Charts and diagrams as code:
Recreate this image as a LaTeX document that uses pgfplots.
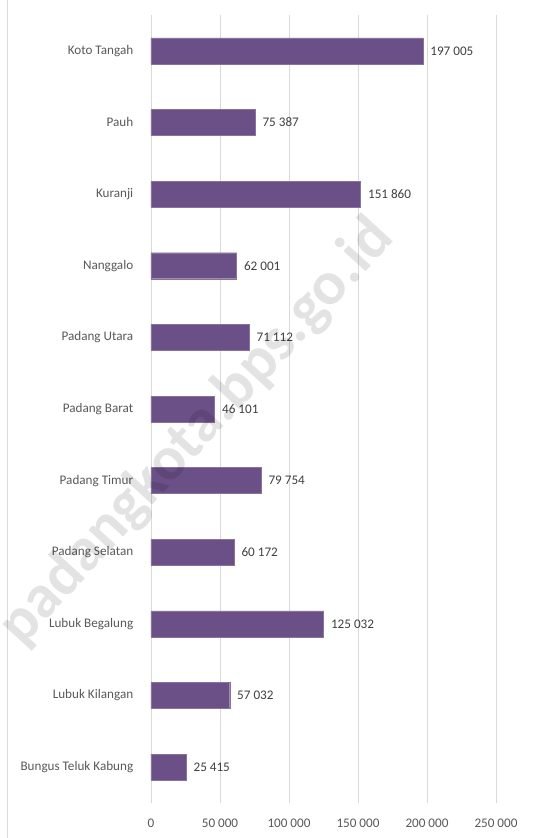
\documentclass[border=0pt]{standalone}
\usepackage{pgfplots}
\pgfplotsset{compat=1.18}
\usepackage{fontspec}
\setmainfont{Carlito}
\definecolor{barc}{HTML}{6A5087}
\definecolor{lab}{HTML}{595959}
\definecolor{dlab}{HTML}{404040}
\definecolor{grid}{HTML}{D9D9D9}
\begin{document}
\begin{tikzpicture}
\useasboundingbox[fill=white] (-151bp,-35bp) rectangle (383bp,803bp);
\draw[grid] (-144bp,-35bp) -- (-144bp,803bp);
\begin{axis}[
  at={(0,0)}, anchor=south west,
  scale only axis, width=345bp, height=788bp,
  xbar, bar width=26bp,
  xmin=0, xmax=250000,
  ymin=-0.5, ymax=10.5, y dir=reverse,
  ytick={0,...,10},
  yticklabels={Koto Tangah,Pauh,Kuranji,Nanggalo,Padang Utara,Padang Barat,Padang Timur,Padang Selatan,Lubuk Begalung,Lubuk Kilangan,Bungus Teluk Kabung},
  xtick={0,50000,100000,150000,200000,250000},
  xticklabels={0,50 000,100 000,150 000,200 000,250 000},
  xmajorgrids=true, ymajorgrids=false,
  x grid style={grid, line width=0.8pt},
  axis line style={draw=none},
  major tick style={draw=none},
  tick label style={font=\fontsize{13.2}{15}\selectfont, text=lab},
  yticklabel style={xshift=-10bp},
  xticklabel style={yshift=-12bp},
  nodes near coords,
  nodes near coords align={horizontal},
  point meta=explicit symbolic,
  nodes near coords style={font=\fontsize{13.2}{15}\selectfont, text=dlab, anchor=west, xshift=4bp},
]
\addplot[fill=barc, draw=barc!80!white] table[col sep=comma, x=v, y=i, meta=l] {
i,v,l
0,197005,197 005
1,75387,75 387
2,151860,151 860
3,62001,62 001
4,71112,71 112
5,46101,46 101
6,79754,79 754
7,60172,60 172
8,125032,125 032
9,57032,57 032
10,25415,25 415
};
\end{axis}
\node[rotate=47.5, font=\bfseries\fontsize{62}{66}\selectfont, text=black, opacity=0.11] at (46bp,371bp) {padangkota.bps.go.id};
\end{tikzpicture}
\end{document}
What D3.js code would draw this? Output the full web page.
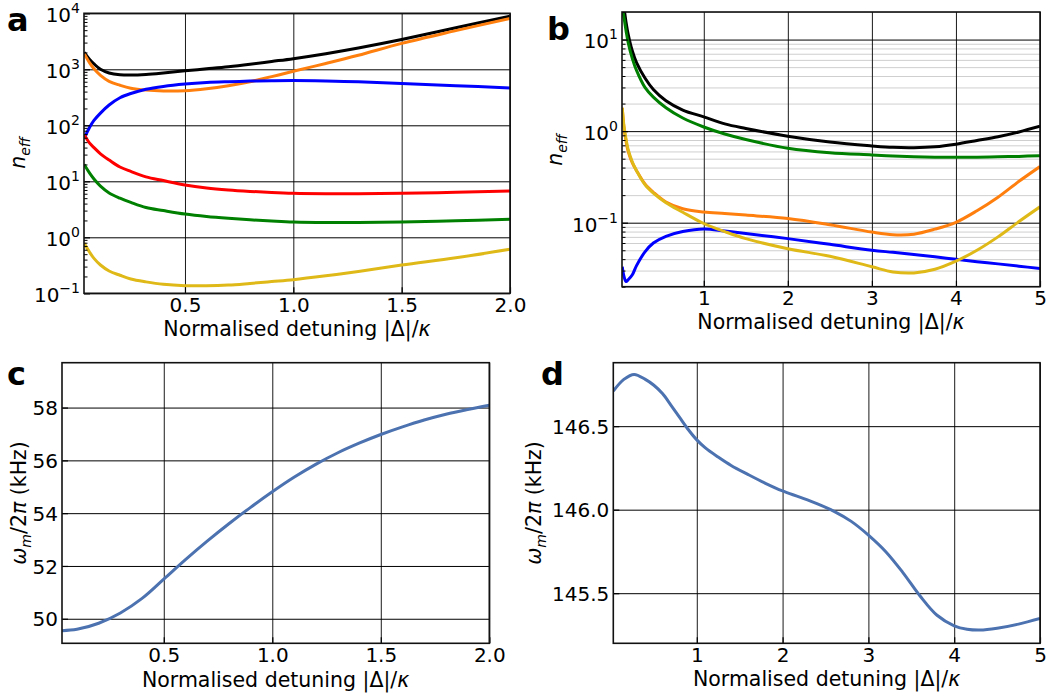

TO DO :: Reproduce all of the material exactly, apart from the pictures.

RESULT FOR THIS TASK ::
Recreate this image as a LaTeX document that uses pgfplots.
\documentclass[border=0pt]{standalone}
\usepackage{pgfplots}
\pgfplotsset{compat=1.18}
\usepackage{fontspec}
\setmainfont{Carlito}
\definecolor{barc}{HTML}{6A5087}
\definecolor{lab}{HTML}{595959}
\definecolor{dlab}{HTML}{404040}
\definecolor{grid}{HTML}{D9D9D9}
\begin{document}
\begin{tikzpicture}
\useasboundingbox[fill=white] (-151bp,-35bp) rectangle (383bp,803bp);
\draw[grid] (-144bp,-35bp) -- (-144bp,803bp);
\begin{axis}[
  at={(0,0)}, anchor=south west,
  scale only axis, width=345bp, height=788bp,
  xbar, bar width=26bp,
  xmin=0, xmax=250000,
  ymin=-0.5, ymax=10.5, y dir=reverse,
  ytick={0,...,10},
  yticklabels={Koto Tangah,Pauh,Kuranji,Nanggalo,Padang Utara,Padang Barat,Padang Timur,Padang Selatan,Lubuk Begalung,Lubuk Kilangan,Bungus Teluk Kabung},
  xtick={0,50000,100000,150000,200000,250000},
  xticklabels={0,50 000,100 000,150 000,200 000,250 000},
  xmajorgrids=true, ymajorgrids=false,
  x grid style={grid, line width=0.8pt},
  axis line style={draw=none},
  major tick style={draw=none},
  tick label style={font=\fontsize{13.2}{15}\selectfont, text=lab},
  yticklabel style={xshift=-10bp},
  xticklabel style={yshift=-12bp},
  nodes near coords,
  nodes near coords align={horizontal},
  point meta=explicit symbolic,
  nodes near coords style={font=\fontsize{13.2}{15}\selectfont, text=dlab, anchor=west, xshift=4bp},
]
\addplot[fill=barc, draw=barc!80!white] table[col sep=comma, x=v, y=i, meta=l] {
i,v,l
0,197005,197 005
1,75387,75 387
2,151860,151 860
3,62001,62 001
4,71112,71 112
5,46101,46 101
6,79754,79 754
7,60172,60 172
8,125032,125 032
9,57032,57 032
10,25415,25 415
};
\end{axis}
\node[rotate=47.5, font=\bfseries\fontsize{62}{66}\selectfont, text=black, opacity=0.11] at (46bp,371bp) {padangkota.bps.go.id};
\end{tikzpicture}
\end{document}
What D3.js code would draw this? Output the full web page.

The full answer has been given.